Question

In what way is a class more general than a traditional abstract data type?

Short answer

Classes are more general as they support encapsulation, inheritance, and polymorphism, which traditional ADTs do not.

Step-by-step solution

Understand the Concepts

First, recognize that a class in object-oriented programming is a blueprint for creating objects, providing initial values for member variables, and implementations of behaviors (methods or functions). Traditional abstract data types (ADTs), on the other hand, define a data type abstractly by specifying a set of values and operations.

Identify Key Features of Classes

Classes can include data members (attributes), member functions (methods), constructors, destructors, inheritance capabilities, encapsulation features, and sometimes templates. They are capable of enforcing access restrictions through private, protected, and public access specifiers.

Identify Key Features of ADTs

ADTs focus mainly on the operations that can be performed on the data and the types of values that can be used, without concerning themselves with how these operations are implemented. They lack the ability to directly manage access control and encapsulation.

Compare Generality

Because classes can encapsulate data and operations as well as support object creation, inheritance, polymorphism, and encapsulation, they are more general than traditional ADTs. Classes support more complex data structures and behaviors, whereas traditional ADTs focus purely on interface without implementation specifics.

Key concepts

Classes

In object-oriented programming, a class serves as a blueprint for creating objects. Each object created from a class can have its own unique data attributes while sharing the same methods defined by the class.
Classes encapsulate data and provide a structure for data and methods to coexist within a single entity. This coexistence allows for a cohesive design where all the aspects of an object's behavior and state are encapsulated.
Furthermore, classes allow for the definition of specific behaviors through methods—functions that are tied to the object.

• **Attributes:** These represent the data encapsulated by the object. They define what the object 'knows'.
• **Methods:** These are functions that define the behaviors of the object, essentially what the object 'can do'.

Classes also support other key object-oriented principles such as inheritance and polymorphism, which provide more versatility and power in coding structures.

Abstract Data Types

Abstract data types (ADTs) are a mathematical model for data types where the data type is defined by its behavior (semantics) rather than its representation or implementation.
They are focused on *what* the data can do, rather than *how* it does it. ADTs specify the operations that can be performed on the data and the types of each parameter, but they are silent on how these operations are actually implemented.
This separation allows programmers to focus on the functionality and interface of data structures without worrying about the details of their implementation.

• **Operations:** Define what can be done with the data.
• **Values:** The type of values that the ADT can hold.

The main limitation of ADTs is their lack of an inherent ability to enforce encapsulation, as they focus solely on operational signatures.

Encapsulation

Encapsulation is a fundamental concept in object-oriented programming that binds together the data and functions that manipulate the data.
By doing so, it restricts direct access to some of an object's components, which can prevent the accidental modification of data.
This is achieved by specifying access levels to variables and methods such as private, protected, and public.
Encapsulation helps in safeguarding an object's internal state from unintended interference and misuse.

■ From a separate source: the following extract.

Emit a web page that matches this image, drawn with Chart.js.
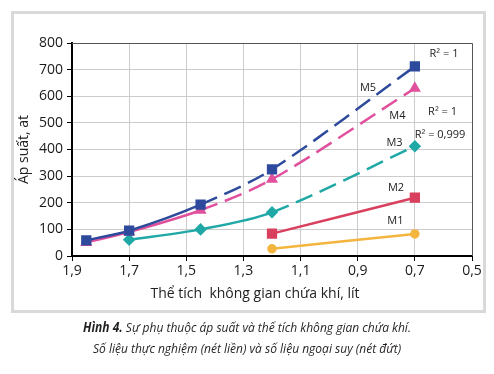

• **Private:** The members are accessible only within the same class. This is the most restrictive access level.
• **Protected:** The members are accessible in the class itself and its subclasses.
• **Public:** The members are accessible from any other code.

Encapsulation enhances modularity and can make a program easier to manage by hiding the complexity and exposing only what is necessary through a controlled interface.

Inheritance

Inheritance is a powerful feature of classes in object-oriented programming that allows a new class to inherit properties and behavior from an existing class.
This allows for code reuse and the creation of a hierarchical relationship between base (or parent) classes and derived (or child) classes.
By inheriting, a derived class can automatically use the fields and methods of its parent class, while also introducing additional capabilities or overwriting existing ones.

• **Base Class:** The class whose properties and functionalities are inherited.
• **Derived Class:** The class that inherits properties from the base class and can add its own attributes and methods.
• **Method Overriding:** Allows a child class to provide a specific implementation of a method that is already defined in its parent class.

Inheritance supports the concept of "is-a" relationships, where a derived class can be treated as an instance of its base class, promoting polymorphism and contributing towards a flexible and scalable code structure.